Rate Crimes exists to explain how and why the tipping point for solar energy has been stalled for at least a decade. The economic legerdemain is subtle, but its purpose may become clearer if we gaze into the future. The chart below displays the mix of sources of electric power in Arizona from 1990 to the present, based on Energy Information Administration data. The trends for electricity fuel sources are projected to 2030 based on Arizona Department of Commerce estimates for population. This is what the next generation of Arizonans can expect in 2030:
Several assumptions should be declared: First, it is assumed that energy consumption follows population. Circumstances can be imagined where this might not hold, but population correlates with both energy generation and consumption over the past twenty years. It is possible that when the population is increasing then more energy is consumed due to ‘thrashing’; and that when population stagnates a decrease in energy consumption per capita could result. Be that as it may, the Arizona Department of Commerce predicts that the population will continue to increase at its current rate.
Second, it is assumed that the rate at which energy efficiency improves will continue at its current pace. Even if the rate of efficiency improvements increased, then Jevons Paradox suggests that overall consumption might not decrease.
Third, it is assumed that the rate of natural gas consumption will slowly decrease due to cost and/or availability.
Fourth, it is not assumed that the first unit (of three) at the Palo Verde Nuclear Generating Station will begin decommissioning in 2025. It is very likely that the reactors will be relicensed and then continue to operate for another few decades. The results of decommissioning are displayed to reinforce the eventuality within our lifetimes.

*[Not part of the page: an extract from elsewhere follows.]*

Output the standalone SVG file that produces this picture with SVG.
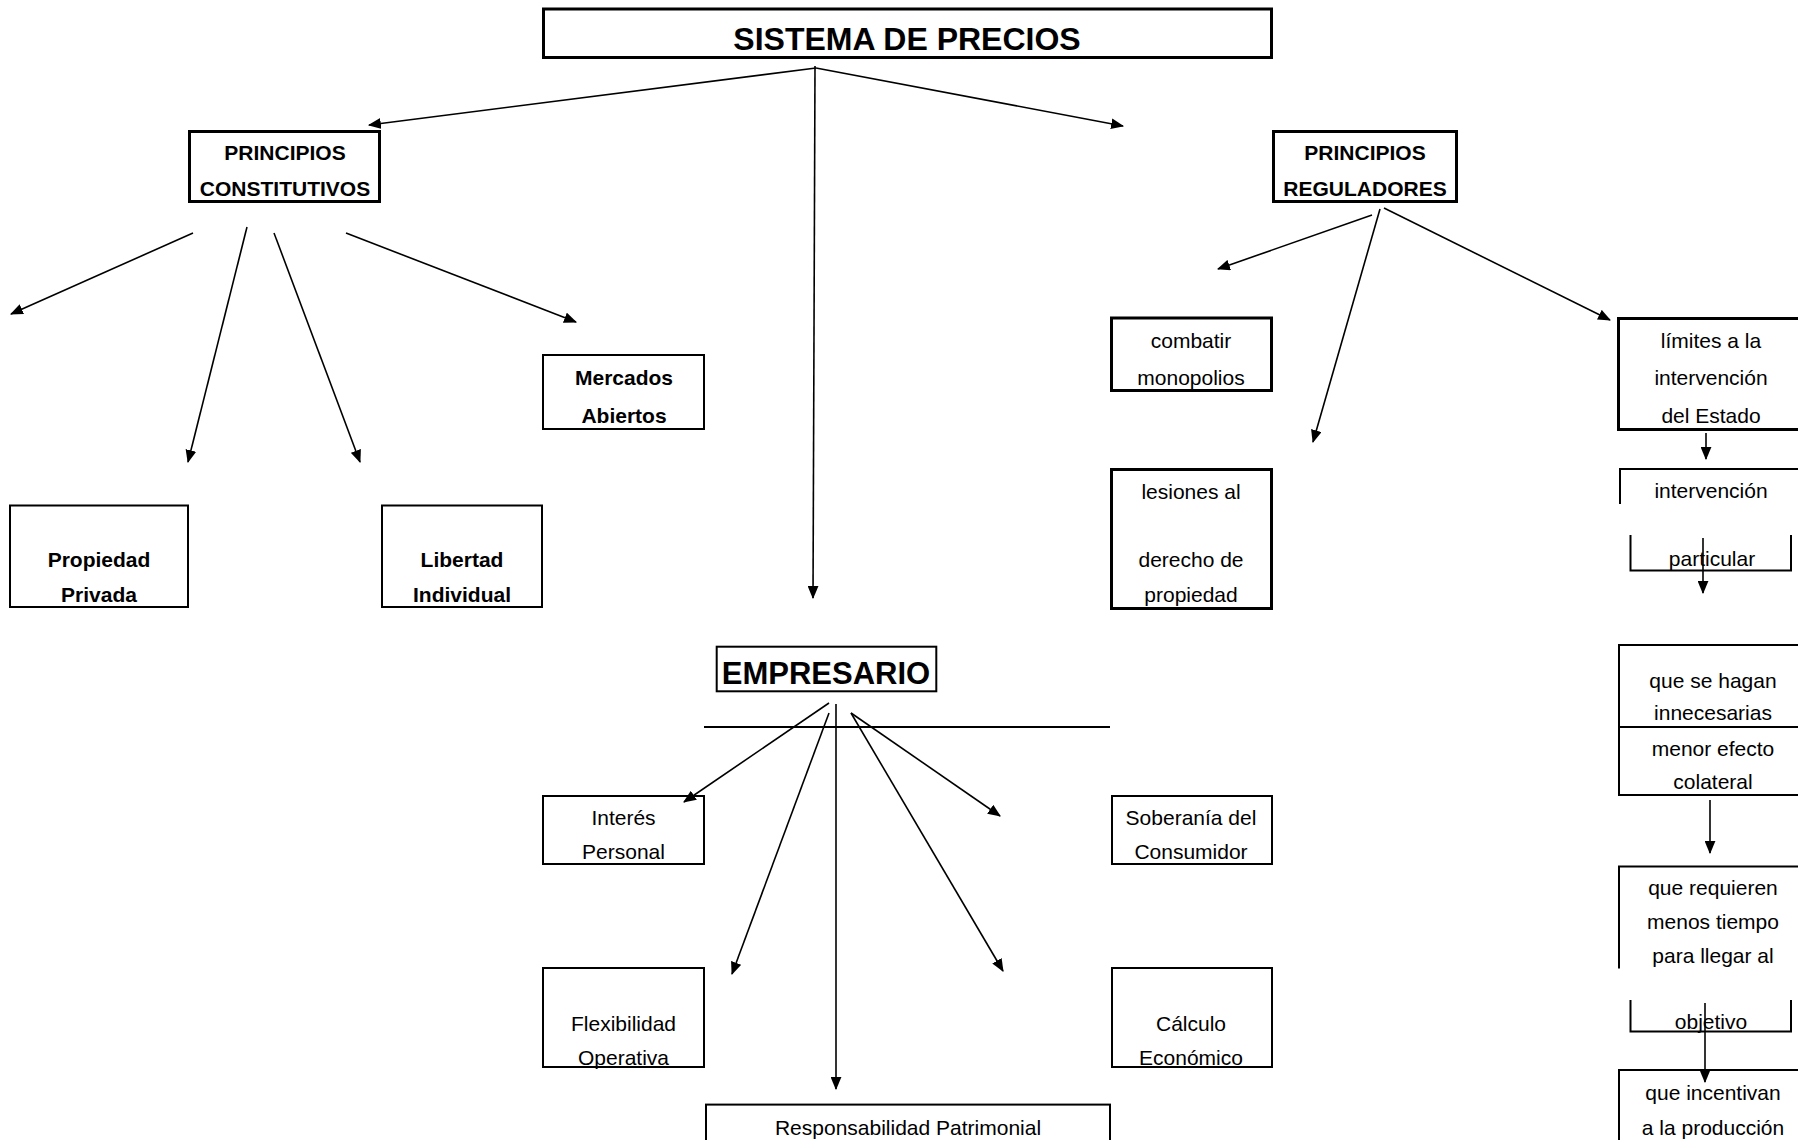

If hydroelectric, and gas sources remain constant or diminish, then from where will the additional energy come? There are three contenders: nuclear, coal, and renewable energy. For the purpose of exhibition, I have emphasized coal. However, barring any real and rapid success with carbon sequestration, the evidence is mounting against brown coal as anything more than a way to stoke a global furnace.
The nuclear industry has recently been seeking a renaissance. However, after half a century of operation, nuclear energy still requires enormous subsidies and has not proven to be economical. The costs aside, even the morality of producing large amounts of undisposable, perpetually toxic waste is questionable.
That leaves renewable energy pitted against two entrenched energy syndicates.
The Arizona Renewable Energy Standard and Tariff (REST) is the program for renewable energy in Arizona established by the Arizona Corporation Commission. Despite extraordinary efforts by a too few, the best the REST rules can accomplish is to be a hopeful catalyst. Even if the REST rules inspire the electric utilities to accomplish all the program’s goals, Arizona will not be enjoying a clean energy celebration at the sunset. Arizona, situated at the center of the solar Sun Belt in the American Southwest, will be keeping the air conditioners blasting in 2030 by burning two to three times the amount of coal it is today.